Various groups have demonstrated that antineutrino monitoring can be successful in assessing the plutonium content in water-cooled nuclear reactors for nonproliferation applications. New reactor designs and concepts incorporate nontraditional fuels types and chemistry. Understanding how these properties affect the antineutrino emission from a reactor can extend the applicability of antineutrino monitoring. Thorium molten salt reactors (MSR) breed U-233, that if diverted constitute a direct use material as defined by the International Atomic Energy Agency (IAEA). The antineutrino spectrum from the fission of U-233 has been estimated for the first time, and the feasibility of detecting the diversion of 8 kg of U-233, within a 30 day timeliness goal has been evaluated.
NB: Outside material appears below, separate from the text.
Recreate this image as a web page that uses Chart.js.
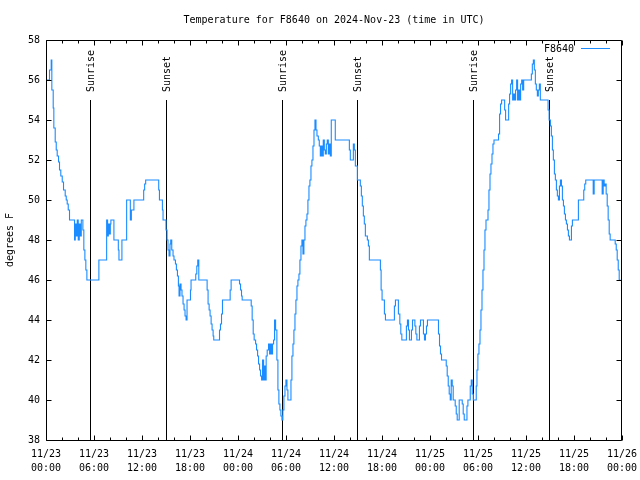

The antineutrino emission from a thorium reactor operating under normal conditions is compared to a diversion scenario by evaluating the daily antineutrino count rate and the energy spectrum of the detected antineutrinos at a 25 meter standoff. It was found that the diversion of a significant quantity of U-233 could not be detected within the current IAEA timeliness detection goal using either tests. A rate-time based analysis exceeded the timeliness goal by 23 days, while a spectral based analysis exceeds this goal by 31 days.